TROUBLE SHOOTING   Leave a comment

TROUBLE SHOOTING Stripping down your Computer 1.)The first thing you should do is remove the system from the case, place it on a non-conductive surface, and disconnect all components from the motherboard with these exceptions !CPU (and heatsink/fan) !A single stick of memory !Video !Power supply !Power button 2.)This means no drives, no peripherals, no extra ports, nothing. This tests two problems at once. They are the possibility of some peripheral preventing the system from powering up and the possibility of the motherboard shorting onto the case somehow (aka, a standoff that should not be there). 3.)To do a quick elimination (only if the system is completely failing to give any power at all), find where the power button connects and short those two pins for a moment with anything conductive that you have on hand. A screwdriver, knife, coin, or anything metal will work.
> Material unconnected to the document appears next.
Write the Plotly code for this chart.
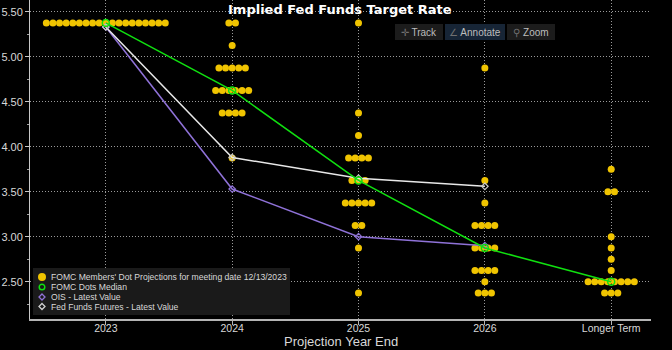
import plotly.graph_objects as go

# ---------------- data ----------------
categories = ["2023", "2024", "2025", "2026", "Longer Term"]

dot_levels_2023 = [5.375]
dot_counts_2023 = [19]
dot_levels_2024 = [5.375, 5.125, 4.875, 4.625, 4.375, 3.875]
dot_counts_2024 = [2, 1, 5, 6, 4, 1]
dot_levels_2025 = [5.375, 4.375, 4.125, 3.875, 3.625, 3.375, 3.125, 2.875, 2.375]
dot_counts_2025 = [1, 1, 1, 4, 3, 5, 2, 1, 1]
dot_levels_2026 = [4.875, 3.625, 3.375, 3.125, 2.875, 2.625, 2.5, 2.375]
dot_counts_2026 = [1, 1, 1, 4, 4, 4, 1, 3]
dot_levels_lt = [3.75, 3.5, 3.0, 2.875, 2.75, 2.625, 2.5, 2.375]
dot_counts_lt = [1, 2, 1, 1, 1, 1, 8, 3]

median_values = [5.375, 4.625, 3.625, 2.875, 2.5]
ois_values = [5.33, 3.53, 3.00, 2.90]
fff_values = [5.33, 3.88, 3.65, 3.56]

y_tick_values = [2.5, 3.0, 3.5, 4.0, 4.5, 5.0, 5.5]

series_names = [
    "FOMC Members' Dot Projections for meeting date 12/13/2023",
    "FOMC Dots Median",
    "OIS - Latest Value",
    "Fed Funds Futures - Latest Value",
]

# ---------------- styles ----------------
W, H = 672, 350
ML, MR, MT, MB = 30, 21, 0, 31
X_RANGE = [-0.6, 4.315]
Y_RANGE = [2.0856, 5.63]
DX = 0.0523  # horizontal spacing between stacked dots (category units)

YELLOW = "#F0C400"
GREEN = "#10E010"
PURPLE = "#8F72D8"
WHITE = "#E8E8E8"
TEXT = "#D8D8D8"
GRID = "#9A9A9A"
FONT = "Liberation Sans, Arial, sans-serif"

PW = W - ML - MR
PH = H - MT - MB


def pxx(px):
    return (px - ML) / PW


def pxy(py):
    return (MT + PH - py) / PH


dot_sets = [
    (dot_levels_2023, dot_counts_2023),
    (dot_levels_2024, dot_counts_2024),
    (dot_levels_2025, dot_counts_2025),
    (dot_levels_2026, dot_counts_2026),
    (dot_levels_lt, dot_counts_lt),
]

dx_list, dy_list = [], []
for i, (levels, counts) in enumerate(dot_sets):
    for lvl, n in zip(levels, counts):
        for k in range(n):
            dx_list.append(i + (k - (n - 1) / 2) * DX)
            dy_list.append(lvl)

xi = list(range(len(categories)))

fig = go.Figure()
fig.add_trace(go.Scatter(
    x=dx_list, y=dy_list, mode="markers", name=series_names[0],
    marker=dict(color=YELLOW, size=7, line=dict(width=0)),
))
fig.add_trace(go.Scatter(
    x=xi[:len(ois_values)], y=ois_values, mode="lines+markers", name=series_names[2],
    line=dict(color=PURPLE, width=1.5),
    marker=dict(symbol="diamond-open", size=5, color=PURPLE, line=dict(width=1.2)),
))
fig.add_trace(go.Scatter(
    x=xi[:len(fff_values)], y=fff_values, mode="lines+markers", name=series_names[3],
    line=dict(color=WHITE, width=1.5),
    marker=dict(symbol="diamond-open", size=5, color="#C8C8C8", line=dict(width=1.2)),
))
fig.add_trace(go.Scatter(
    x=xi, y=median_values, mode="lines+markers", name=series_names[1],
    line=dict(color=GREEN, width=1.5),
    marker=dict(symbol="circle-open", size=7, color=GREEN, line=dict(width=1.5)),
))

# ---------------- manual legend ----------------
shapes = [dict(type="rect", xref="paper", yref="paper", layer="above",
               x0=pxx(33), x1=pxx(290), y0=pxy(315), y1=pxy(268),
               fillcolor="#1A1A1A", line=dict(width=0))]
annotations = []
leg_y = [277, 287, 297, 306.5]
mx = pxx(42)
shapes.append(dict(type="circle", xref="paper", yref="paper", layer="above",
                   xsizemode="pixel", ysizemode="pixel", xanchor=mx, yanchor=pxy(leg_y[0]),
                   x0=-4, x1=4, y0=-4, y1=4, fillcolor=YELLOW, line=dict(width=0)))
shapes.append(dict(type="circle", xref="paper", yref="paper", layer="above",
                   xsizemode="pixel", ysizemode="pixel", xanchor=mx, yanchor=pxy(leg_y[1]),
                   x0=-2.8, x1=2.8, y0=-2.8, y1=2.8, fillcolor="rgba(0,0,0,0)",
                   line=dict(color=GREEN, width=1.5)))
shapes.append(dict(type="path", xref="paper", yref="paper", layer="above",
                   xsizemode="pixel", ysizemode="pixel", xanchor=mx, yanchor=pxy(leg_y[2]),
                   path="M0,3 L3,0 L0,-3 L-3,0 Z", fillcolor="rgba(0,0,0,0)",
                   line=dict(color=PURPLE, width=1.3)))
shapes.append(dict(type="path", xref="paper", yref="paper", layer="above",
                   xsizemode="pixel", ysizemode="pixel", xanchor=mx, yanchor=pxy(leg_y[3]),
                   path="M0,3 L3,0 L0,-3 L-3,0 Z", fillcolor="rgba(0,0,0,0)",
                   line=dict(color="#D0D0D0", width=1.3)))
for name, yy in zip(series_names, leg_y):
    annotations.append(dict(text=name, xref="paper", yref="paper", x=pxx(49), y=pxy(yy),
                            xanchor="left", yanchor="middle", showarrow=False,
                            font=dict(family=FONT, size=8.6, color=TEXT)))

# ---------------- title & axis title ----------------
annotations.append(dict(text="<b>Implied Fed Funds Target Rate</b>", xref="paper", yref="paper",
                        x=pxx(340), y=pxy(9), xanchor="center", yanchor="middle",
                        showarrow=False, font=dict(family="DejaVu Sans, sans-serif", size=13, color="#FFFFFF")))
annotations.append(dict(text="Projection Year End", xref="paper", yref="paper",
                        x=pxx(340.5), y=pxy(341.5), xanchor="center", yanchor="middle",
                        showarrow=False, font=dict(family=FONT, size=13, color=TEXT)))

# ---------------- toolbar ----------------
tools = [("✛", "Track", 419, 46, "#1C1C1C"),
         ("∠", "Annotate", 475, 58, "#172536"),
         ("⚲", "Zoom", 531, 46, "#1C1C1C")]
for icon, label, cx, w, bg in tools:
    annotations.append(dict(
        text=f'<span style="color:#707070">{icon}</span> {label}',
        xref="paper", yref="paper", x=pxx(cx), y=pxy(32), xanchor="center", yanchor="middle",
        showarrow=False, width=w, height=14, borderpad=1, bgcolor=bg, borderwidth=0,
        font=dict(family=FONT, size=10, color="#BDBDBD")))

fig.update_layout(
    width=W, height=H,
    margin=dict(l=ML, r=MR, t=MT, b=MB, pad=0),
    paper_bgcolor="#000000", plot_bgcolor="#000000",
    showlegend=False,
    shapes=shapes, annotations=annotations,
    xaxis=dict(
        range=X_RANGE, tickmode="array", tickvals=xi, ticktext=categories,
        showgrid=True, gridcolor=GRID, gridwidth=1, griddash="1px,2px",
        zeroline=False, showline=True, linecolor="#B4B4B4", linewidth=1.5,
        ticks="outside", ticklen=4, tickcolor="#B4B4B4", ticklabelstandoff=-5,
        tickfont=dict(family=FONT, size=10.5, color=TEXT), fixedrange=True,
    ),
    yaxis=dict(
        range=Y_RANGE, tickmode="array", tickvals=y_tick_values,
        tickformat=".2f",
        showgrid=True, gridcolor=GRID, gridwidth=1, griddash="1px,2px",
        zeroline=False, showline=True, linecolor="#C8C8C8", linewidth=1,
        ticks="outside", ticklen=4, tickcolor="#C8C8C8",
        minor=dict(dtick=0.25, tick0=2.25, ticks="outside", ticklen=2, tickcolor="#A0A0A0", showgrid=False),
        tickfont=dict(family=FONT, size=11, color=TEXT), fixedrange=True,
    ),
)

fig.write_html("out.html", config={"displayModeBar": False})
If the system spins up, you need a new power button. (If your system was already spinning up, you can skip this step.) 4.)If the system fails to power up outside the case, here are two things you need to do. First, do a visual inspection of all the capacitors on the motherboard. These are the little battery-looking things. What you’ll be looking for is any fluid leaking out of the top or bottom, any “gook” anywhere on them, or if they are bulging out the top or sides. 5.)While you’re poking around for bad capacitors, take a look at the ATX power connector; make sure it doesn’t have any scorch marks or look melted. If anything shows any of these characteristics, your motherboard is almost definitely your problem. If they all look ok, test repeatedly, with each stick of memory individually in each slot (this means nine tests for three sticks of memory on a board with three slots!). 6.)If the system eventually powers up, you’ve found good memory — probably your only problem — and you’re probably done. Put the stripped-down version back into the case and secure it. If it powers up again, skip to step 9. 7.)If not, you need to remove it again and investigate the setup of your motherboard standoffs and make sure nothing is touching the motherboard where it should not be touched. After this is done and all is well with the basics inside the case, skip to step 9. 8.)If it fails to power up with any memory configuration out of the case, we know it must be either the CPU, the memory, the video, the motherboard, or the power supply, or any combination thereof.